TASK INSTRUCTIONS
Without including any images, repeat the data exactly.

---------- GIVEN DATA

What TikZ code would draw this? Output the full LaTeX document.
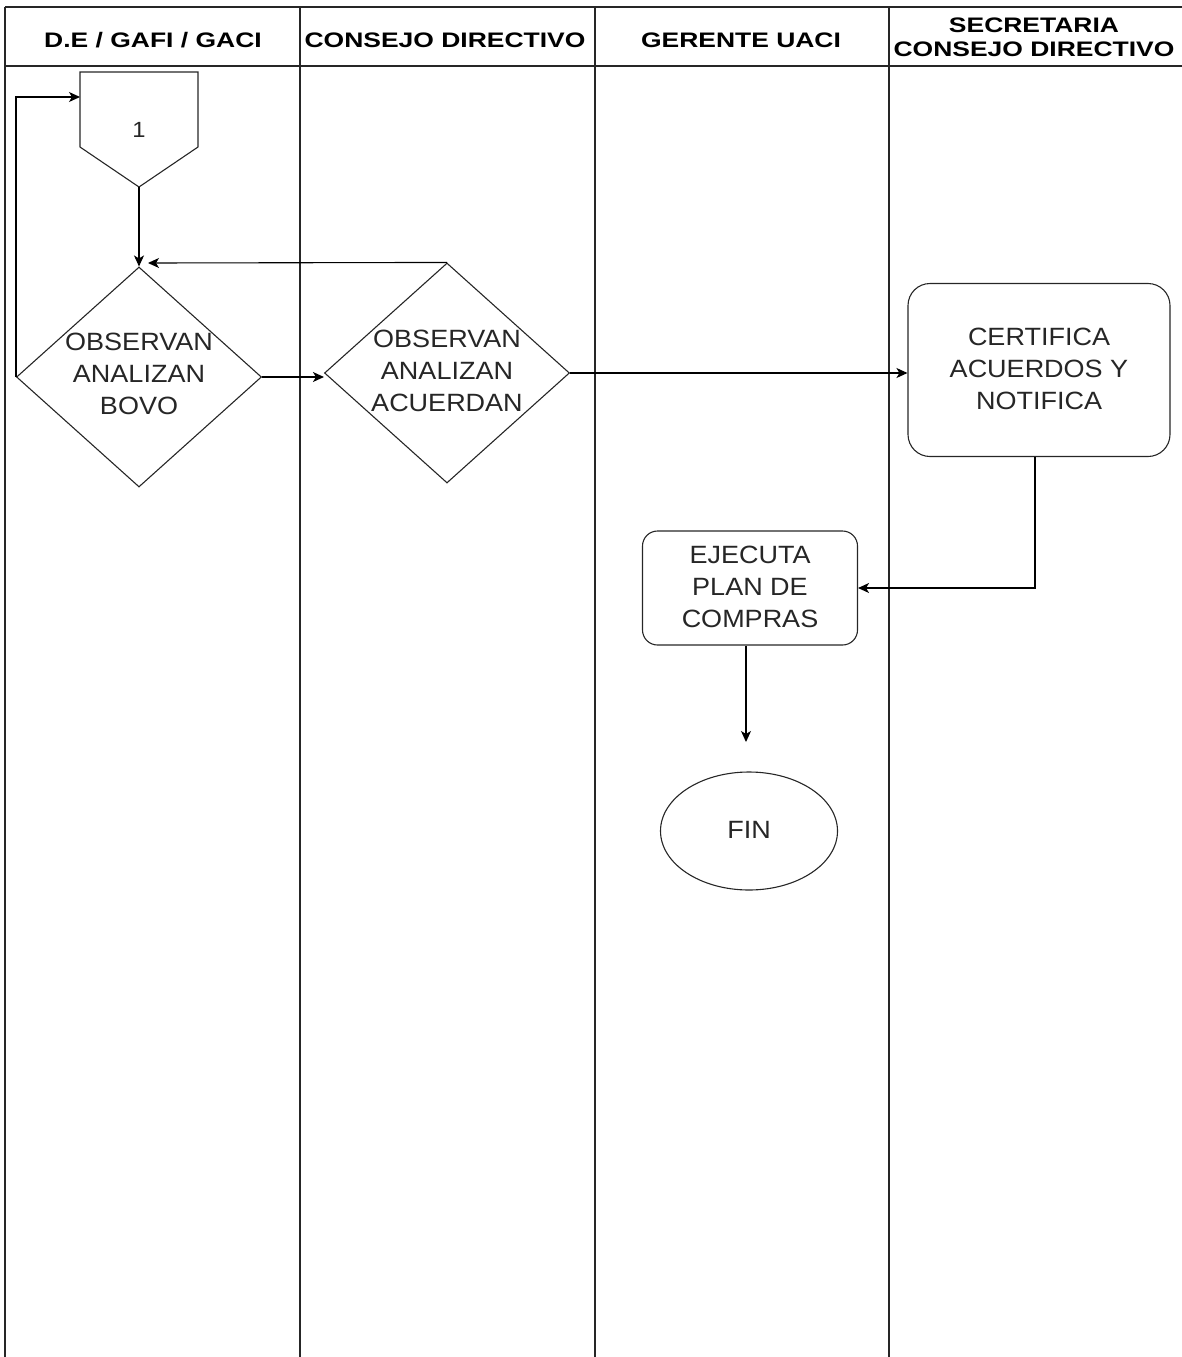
\documentclass[tikz,border=0pt]{standalone}
\usepackage{fontspec}
\setmainfont[FakeStretch=1.08]{Liberation Sans}
\newfontfamily\hdrfont[FakeStretch=1.26]{Liberation Sans}
\usetikzlibrary{shapes.geometric,arrows.meta}
\definecolor{txt}{HTML}{262626}
\tikzset{
  lane/.style={line width=1.3pt, draw=black!85},
  hdr/.style={font=\hdrfont\bfseries\fontsize{21}{30}\selectfont, align=center, text=black},
  body/.style={font=\fontsize{25}{32}\selectfont, align=center, text=txt},
  shp/.style={draw=black!85, line width=1.1pt},
  dia/.style={shp, diamond, minimum width=245pt, minimum height=220pt, inner sep=0pt},
  rbox/.style={shp, rectangle, rounded corners=#1, inner sep=0pt},
  conn/.style={line width=1.1pt, draw=black, -{Stealth[length=11pt,width=10pt,inset=3pt]}},
}
\begin{document}
\begin{tikzpicture}[x=1pt,y=-1pt]
\useasboundingbox (0,0) rectangle (1182,1357);
% lanes
\draw[lane] (5,7) -- (1182,7);
\draw[lane] (5,66) -- (1182,66);
\foreach \xx in {5,300,595,889} \draw[lane] (\xx,7) -- (\xx,1357);
% headers
\node[hdr] (h1) at (153,40) {D.E / GAFI / GACI};
\node[hdr] (h2) at (445,40) {CONSEJO DIRECTIVO};
\node[hdr] (h3) at (741,40) {GERENTE UACI};
\node[hdr] (h4) at (1034,37) {SECRETARIA\\[-6pt]CONSEJO DIRECTIVO};
% off-page connector
\draw[shp] (80,72) -- (198,72) -- (198,147) -- (139,187) -- (80,147) -- cycle;
\node[body, font=\fontsize{22}{26}\selectfont] (off) at (139,130) {1};
\coordinate (offtip) at (139,187);
\coordinate (offw) at (80,97);
% diamonds
\node[dia] (d1) at (139,377) {};
\node[body] (d1t) at (139,374) {OBSERVAN\\ANALIZAN\\BOVO};
\node[dia] (d2) at (447,373) {};
\node[body] (d2t) at (447,371) {OBSERVAN\\ANALIZAN\\ACUERDAN};
% boxes
\node[rbox=22pt, minimum width=262pt, minimum height=173pt] (cert) at (1039,370) {};
\node[body] (certt) at (1039,369) {CERTIFICA\\ACUERDOS Y\\NOTIFICA};
\node[rbox=15pt, minimum width=215pt, minimum height=114pt] (ejec) at (750,588) {};
\node[body] (eject) at (750,587) {EJECUTA\\PLAN DE\\COMPRAS};
\node[shp, ellipse, minimum width=177pt, minimum height=118pt, inner sep=0pt] (fin) at (749,831) {};
\node[body] (fint) at (749,830) {FIN};
% connectors
\coordinate (d1in) at (148,263);
\coordinate (ejecend) at (746,742);
\draw[conn] (offtip) -- (d1.north);
\draw[conn] (d1.west) -- (d1.west |- offw) -- (offw);
\draw[conn] (d2.north) -- (d1in);
\draw[conn] (d1.east) -- (d2.west |- d1.east);
\draw[conn] (d2.east) -- (cert.west |- d2.east);
\draw[conn] (cert.south -| 1035,0) |- (ejec.east);
\draw[conn] (ejec.south -| ejecend) -- (ejecend);
\end{tikzpicture}
\end{document}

--------------------

RESPONSE TO THIS TASK
What TikZ code would draw this? Output the full LaTeX document.
\documentclass[tikz,border=0pt]{standalone}
\usepackage{fontspec}
\setmainfont[FakeStretch=1.08]{Liberation Sans}
\newfontfamily\hdrfont[FakeStretch=1.26]{Liberation Sans}
\usetikzlibrary{shapes.geometric,arrows.meta}
\definecolor{txt}{HTML}{262626}
\tikzset{
  lane/.style={line width=1.3pt, draw=black!85},
  hdr/.style={font=\hdrfont\bfseries\fontsize{21}{30}\selectfont, align=center, text=black},
  body/.style={font=\fontsize{25}{32}\selectfont, align=center, text=txt},
  shp/.style={draw=black!85, line width=1.1pt},
  dia/.style={shp, diamond, minimum width=245pt, minimum height=220pt, inner sep=0pt},
  rbox/.style={shp, rectangle, rounded corners=#1, inner sep=0pt},
  conn/.style={line width=1.1pt, draw=black, -{Stealth[length=11pt,width=10pt,inset=3pt]}},
}
\begin{document}
\begin{tikzpicture}[x=1pt,y=-1pt]
\useasboundingbox (0,0) rectangle (1182,1357);
% lanes
\draw[lane] (5,7) -- (1182,7);
\draw[lane] (5,66) -- (1182,66);
\foreach \xx in {5,300,595,889} \draw[lane] (\xx,7) -- (\xx,1357);
% headers
\node[hdr] (h1) at (153,40) {D.E / GAFI / GACI};
\node[hdr] (h2) at (445,40) {CONSEJO DIRECTIVO};
\node[hdr] (h3) at (741,40) {GERENTE UACI};
\node[hdr] (h4) at (1034,37) {SECRETARIA\\[-6pt]CONSEJO DIRECTIVO};
% off-page connector
\draw[shp] (80,72) -- (198,72) -- (198,147) -- (139,187) -- (80,147) -- cycle;
\node[body, font=\fontsize{22}{26}\selectfont] (off) at (139,130) {1};
\coordinate (offtip) at (139,187);
\coordinate (offw) at (80,97);
% diamonds
\node[dia] (d1) at (139,377) {};
\node[body] (d1t) at (139,374) {OBSERVAN\\ANALIZAN\\BOVO};
\node[dia] (d2) at (447,373) {};
\node[body] (d2t) at (447,371) {OBSERVAN\\ANALIZAN\\ACUERDAN};
% boxes
\node[rbox=22pt, minimum width=262pt, minimum height=173pt] (cert) at (1039,370) {};
\node[body] (certt) at (1039,369) {CERTIFICA\\ACUERDOS Y\\NOTIFICA};
\node[rbox=15pt, minimum width=215pt, minimum height=114pt] (ejec) at (750,588) {};
\node[body] (eject) at (750,587) {EJECUTA\\PLAN DE\\COMPRAS};
\node[shp, ellipse, minimum width=177pt, minimum height=118pt, inner sep=0pt] (fin) at (749,831) {};
\node[body] (fint) at (749,830) {FIN};
% connectors
\coordinate (d1in) at (148,263);
\coordinate (ejecend) at (746,742);
\draw[conn] (offtip) -- (d1.north);
\draw[conn] (d1.west) -- (d1.west |- offw) -- (offw);
\draw[conn] (d2.north) -- (d1in);
\draw[conn] (d1.east) -- (d2.west |- d1.east);
\draw[conn] (d2.east) -- (cert.west |- d2.east);
\draw[conn] (cert.south -| 1035,0) |- (ejec.east);
\draw[conn] (ejec.south -| ejecend) -- (ejecend);
\end{tikzpicture}
\end{document}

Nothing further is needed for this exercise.